§ **WRITTEN INSTRUCTION**
Using the entries shown below, output the line containing "Output the Python", the line containing "after_err = [0.165e-13, 0.57e-13, 0.27e-13, None, None, None]", and every line between them, exactly. Pictures are omitted.

§ **INFORMATION PROVIDED**
________________
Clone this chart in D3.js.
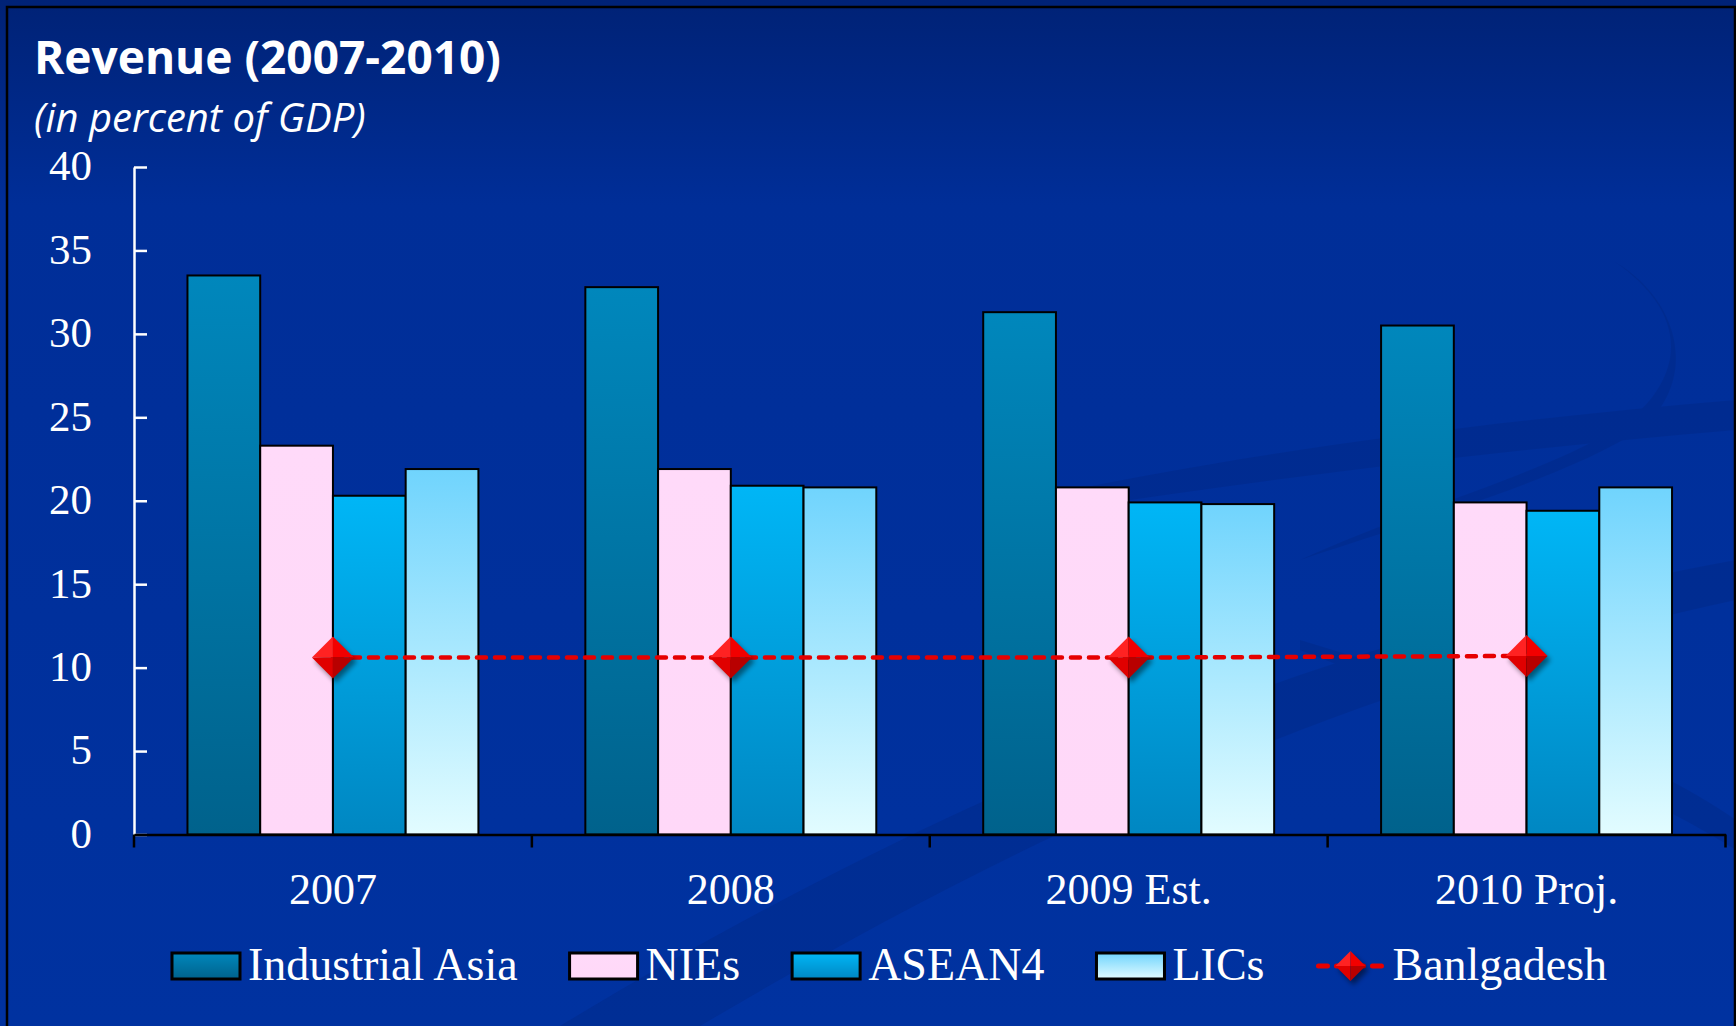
________________
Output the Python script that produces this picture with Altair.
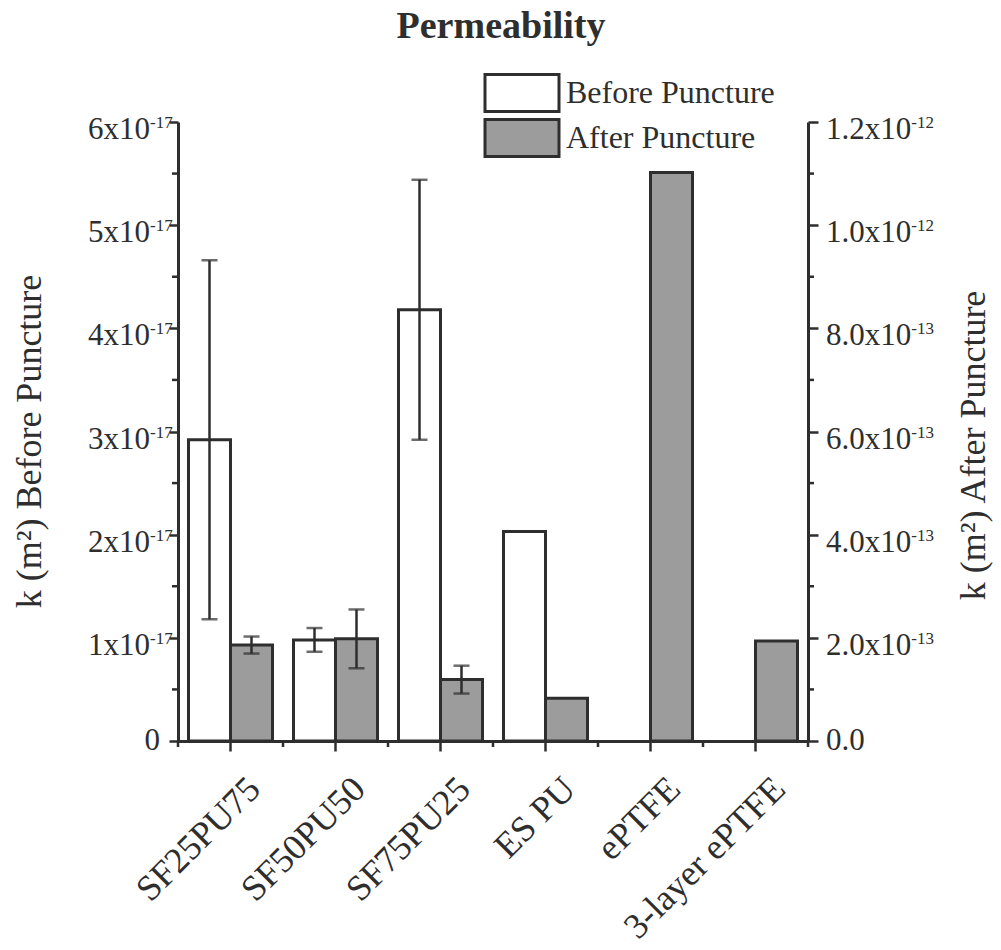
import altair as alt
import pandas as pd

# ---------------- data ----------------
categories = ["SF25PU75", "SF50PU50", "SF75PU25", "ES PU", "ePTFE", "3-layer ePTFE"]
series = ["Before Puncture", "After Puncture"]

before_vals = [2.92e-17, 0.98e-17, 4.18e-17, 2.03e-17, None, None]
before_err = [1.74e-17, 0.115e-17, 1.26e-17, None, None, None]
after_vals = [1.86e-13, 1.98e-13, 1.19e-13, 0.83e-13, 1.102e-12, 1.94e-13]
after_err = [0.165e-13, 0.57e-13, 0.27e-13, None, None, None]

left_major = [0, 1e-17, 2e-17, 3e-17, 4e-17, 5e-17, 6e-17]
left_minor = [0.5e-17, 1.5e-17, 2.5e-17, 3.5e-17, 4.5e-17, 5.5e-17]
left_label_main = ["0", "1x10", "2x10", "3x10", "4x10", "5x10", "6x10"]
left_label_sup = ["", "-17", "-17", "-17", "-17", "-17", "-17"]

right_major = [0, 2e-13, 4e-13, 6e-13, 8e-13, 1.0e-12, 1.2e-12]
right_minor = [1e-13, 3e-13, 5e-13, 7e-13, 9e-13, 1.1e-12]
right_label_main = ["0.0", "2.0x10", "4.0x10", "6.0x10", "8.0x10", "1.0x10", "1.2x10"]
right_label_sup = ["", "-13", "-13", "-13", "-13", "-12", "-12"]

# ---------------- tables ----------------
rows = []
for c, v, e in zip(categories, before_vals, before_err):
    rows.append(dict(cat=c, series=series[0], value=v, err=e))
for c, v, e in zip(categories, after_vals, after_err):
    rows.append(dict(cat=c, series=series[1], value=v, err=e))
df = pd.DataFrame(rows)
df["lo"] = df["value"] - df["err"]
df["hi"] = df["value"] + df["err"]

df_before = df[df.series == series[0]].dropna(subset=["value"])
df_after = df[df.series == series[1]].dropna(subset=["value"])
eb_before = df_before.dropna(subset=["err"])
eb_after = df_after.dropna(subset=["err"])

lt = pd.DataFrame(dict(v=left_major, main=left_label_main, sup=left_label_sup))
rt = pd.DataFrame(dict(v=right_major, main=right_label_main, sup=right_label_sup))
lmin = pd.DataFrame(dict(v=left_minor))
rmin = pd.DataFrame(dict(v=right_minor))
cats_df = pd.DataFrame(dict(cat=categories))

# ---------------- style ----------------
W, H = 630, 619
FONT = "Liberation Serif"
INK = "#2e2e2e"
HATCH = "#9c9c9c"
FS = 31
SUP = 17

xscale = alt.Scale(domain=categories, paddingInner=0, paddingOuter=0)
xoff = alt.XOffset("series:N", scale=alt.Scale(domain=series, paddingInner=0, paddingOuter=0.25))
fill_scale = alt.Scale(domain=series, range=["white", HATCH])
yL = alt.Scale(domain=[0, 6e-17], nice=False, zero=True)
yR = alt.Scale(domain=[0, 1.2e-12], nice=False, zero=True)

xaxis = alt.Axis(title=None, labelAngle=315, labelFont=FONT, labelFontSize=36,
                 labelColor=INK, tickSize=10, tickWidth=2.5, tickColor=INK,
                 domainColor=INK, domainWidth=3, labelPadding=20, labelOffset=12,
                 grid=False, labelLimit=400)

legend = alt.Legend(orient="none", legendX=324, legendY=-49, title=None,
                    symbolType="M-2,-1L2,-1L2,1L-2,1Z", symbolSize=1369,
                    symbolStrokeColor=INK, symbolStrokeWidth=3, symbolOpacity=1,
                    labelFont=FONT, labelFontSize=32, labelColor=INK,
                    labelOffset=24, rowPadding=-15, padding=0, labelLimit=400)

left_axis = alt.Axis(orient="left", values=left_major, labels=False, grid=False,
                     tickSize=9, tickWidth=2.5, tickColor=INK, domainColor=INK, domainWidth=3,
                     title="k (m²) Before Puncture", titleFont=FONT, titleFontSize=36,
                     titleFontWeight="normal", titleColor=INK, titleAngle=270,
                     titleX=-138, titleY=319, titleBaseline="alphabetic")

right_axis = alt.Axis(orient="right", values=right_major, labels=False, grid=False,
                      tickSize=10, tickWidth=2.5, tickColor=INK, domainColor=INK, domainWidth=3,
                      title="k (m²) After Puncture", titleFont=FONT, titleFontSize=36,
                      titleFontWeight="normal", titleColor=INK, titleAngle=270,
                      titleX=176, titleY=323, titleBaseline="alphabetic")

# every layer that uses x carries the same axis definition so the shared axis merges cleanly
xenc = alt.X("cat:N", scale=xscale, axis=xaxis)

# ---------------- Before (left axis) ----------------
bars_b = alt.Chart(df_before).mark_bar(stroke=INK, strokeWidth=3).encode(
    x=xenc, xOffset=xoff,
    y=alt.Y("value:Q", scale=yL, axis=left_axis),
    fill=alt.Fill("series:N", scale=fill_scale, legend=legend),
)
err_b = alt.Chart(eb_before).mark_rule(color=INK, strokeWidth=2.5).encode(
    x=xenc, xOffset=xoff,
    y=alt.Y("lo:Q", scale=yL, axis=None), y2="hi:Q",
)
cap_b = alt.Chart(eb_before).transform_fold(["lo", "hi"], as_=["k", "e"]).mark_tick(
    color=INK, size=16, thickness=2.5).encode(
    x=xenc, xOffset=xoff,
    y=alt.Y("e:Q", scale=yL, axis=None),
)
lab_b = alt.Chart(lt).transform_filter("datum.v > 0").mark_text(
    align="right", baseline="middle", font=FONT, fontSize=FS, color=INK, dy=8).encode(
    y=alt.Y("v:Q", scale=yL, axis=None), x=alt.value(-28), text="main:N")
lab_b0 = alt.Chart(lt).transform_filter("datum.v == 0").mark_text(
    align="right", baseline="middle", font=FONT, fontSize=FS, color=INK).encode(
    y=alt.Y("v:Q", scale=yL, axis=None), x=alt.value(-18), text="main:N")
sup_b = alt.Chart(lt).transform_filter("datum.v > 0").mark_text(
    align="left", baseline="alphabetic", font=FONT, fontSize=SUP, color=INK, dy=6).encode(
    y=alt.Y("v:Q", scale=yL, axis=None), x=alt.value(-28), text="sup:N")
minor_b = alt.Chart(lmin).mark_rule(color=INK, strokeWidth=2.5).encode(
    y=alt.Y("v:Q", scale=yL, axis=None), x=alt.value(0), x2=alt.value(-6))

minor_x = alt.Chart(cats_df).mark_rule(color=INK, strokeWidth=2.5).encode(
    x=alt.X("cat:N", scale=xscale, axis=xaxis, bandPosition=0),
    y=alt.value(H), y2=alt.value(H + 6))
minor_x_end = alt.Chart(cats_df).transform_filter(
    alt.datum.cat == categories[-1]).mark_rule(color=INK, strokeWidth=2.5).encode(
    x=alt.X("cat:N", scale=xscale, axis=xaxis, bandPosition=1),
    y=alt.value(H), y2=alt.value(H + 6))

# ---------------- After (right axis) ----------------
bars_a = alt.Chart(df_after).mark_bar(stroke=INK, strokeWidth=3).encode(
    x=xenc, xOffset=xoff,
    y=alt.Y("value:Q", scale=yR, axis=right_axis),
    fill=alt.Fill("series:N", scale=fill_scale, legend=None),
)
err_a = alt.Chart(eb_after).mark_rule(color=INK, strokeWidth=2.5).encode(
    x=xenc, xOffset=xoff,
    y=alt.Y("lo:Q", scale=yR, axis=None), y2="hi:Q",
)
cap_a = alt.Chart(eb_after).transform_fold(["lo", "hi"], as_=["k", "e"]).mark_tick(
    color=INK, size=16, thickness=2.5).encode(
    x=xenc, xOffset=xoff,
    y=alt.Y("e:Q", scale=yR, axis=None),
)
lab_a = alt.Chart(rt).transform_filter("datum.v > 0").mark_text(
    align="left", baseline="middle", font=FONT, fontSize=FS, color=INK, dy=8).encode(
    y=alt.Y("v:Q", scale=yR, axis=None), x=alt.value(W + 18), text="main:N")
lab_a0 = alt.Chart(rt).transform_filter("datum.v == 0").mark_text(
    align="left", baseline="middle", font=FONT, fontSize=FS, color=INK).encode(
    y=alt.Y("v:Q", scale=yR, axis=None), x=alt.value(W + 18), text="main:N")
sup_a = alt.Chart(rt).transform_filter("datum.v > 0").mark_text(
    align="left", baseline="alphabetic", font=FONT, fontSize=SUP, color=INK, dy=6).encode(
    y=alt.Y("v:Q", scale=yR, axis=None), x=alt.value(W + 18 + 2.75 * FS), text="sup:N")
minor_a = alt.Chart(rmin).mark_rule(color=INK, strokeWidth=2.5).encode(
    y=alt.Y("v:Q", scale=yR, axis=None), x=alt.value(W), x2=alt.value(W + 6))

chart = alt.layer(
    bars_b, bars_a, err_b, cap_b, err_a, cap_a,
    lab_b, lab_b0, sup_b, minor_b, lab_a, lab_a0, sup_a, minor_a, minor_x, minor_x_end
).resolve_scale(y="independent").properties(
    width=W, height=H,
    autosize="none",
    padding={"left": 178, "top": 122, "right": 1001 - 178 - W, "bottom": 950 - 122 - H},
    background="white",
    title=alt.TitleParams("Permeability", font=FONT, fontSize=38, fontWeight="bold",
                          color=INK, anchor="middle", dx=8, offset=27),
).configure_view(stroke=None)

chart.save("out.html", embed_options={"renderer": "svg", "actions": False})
________________
§ **RESPONSE TO THIS EXERCISE**
Output the Python script that produces this picture with Altair.
import altair as alt
import pandas as pd

# ---------------- data ----------------
categories = ["SF25PU75", "SF50PU50", "SF75PU25", "ES PU", "ePTFE", "3-layer ePTFE"]
series = ["Before Puncture", "After Puncture"]

before_vals = [2.92e-17, 0.98e-17, 4.18e-17, 2.03e-17, None, None]
before_err = [1.74e-17, 0.115e-17, 1.26e-17, None, None, None]
after_vals = [1.86e-13, 1.98e-13, 1.19e-13, 0.83e-13, 1.102e-12, 1.94e-13]
after_err = [0.165e-13, 0.57e-13, 0.27e-13, None, None, None]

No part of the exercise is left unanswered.